1797 ENGLISH POETRY 1579-1830: SPENSER AND THE TRADITION

Samuel Taylor Coleridge

George Dyer, in The Poet's Fate, a Poetical Dialogue (1797) 26-28 &n.



When hungry, smoke your pipe, or say your prayers:
Or plough, in learned pride, the Atlantic main,
Join Pantisocracy's harmonious train;
Haste, where young Love still spreads his brooding wings,
And freedom digs, and ploughs, and laughs, and sings.

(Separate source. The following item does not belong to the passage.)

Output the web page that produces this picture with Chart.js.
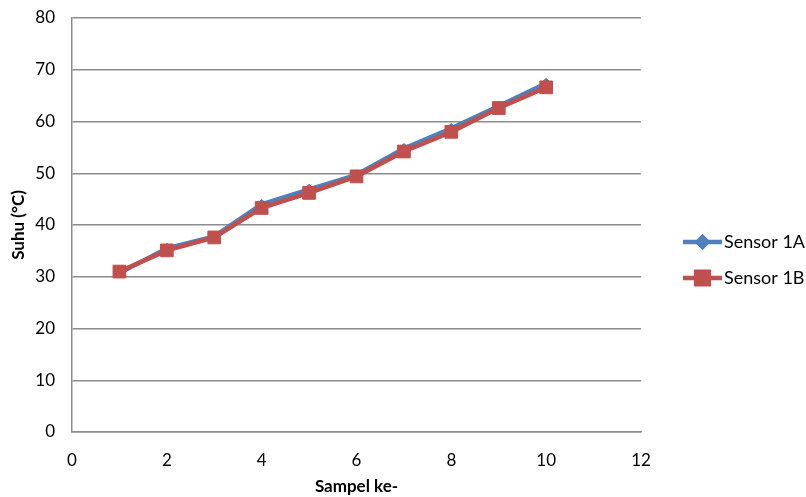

A few years ago some young men of Oxford and Cambridge formed the design of going to America, in order to realize a "pantisocracy"; they intended to devote themselves to literature and agriculture; to accumulate no property, but to have a common flock. Of this number were two very ingenious modern poets, Robert Southey, the author of an epic poem, entitled Joan of Arc, and other poems; and S. T. Coleridge, author of a volume of poems. These two young poets are equally distinguished for their ardent love of liberty; the former more remarkable for his powers of description, and for exciting the softer feelings of benevolence; the latter for a rich and powerful imagination. In connection with these names, I cannot forbear mentioning those of three young men, who have given early proofs, that they can strike the true chords of poesy; W. Wordsworth, author of Descriptive Sketches in Verse, taken during a Pedestrian Tour in the Italian, Grison, Swiss, and Savoyard Alps; W. Lloyd, author of a volume of very elegant sonnets; and Charles Lamb, author of some tender sonnets in Coleridges's Poems, of a fine poem in Charles Lloyd's Poems, and of sonnets in the Monthly Magazine.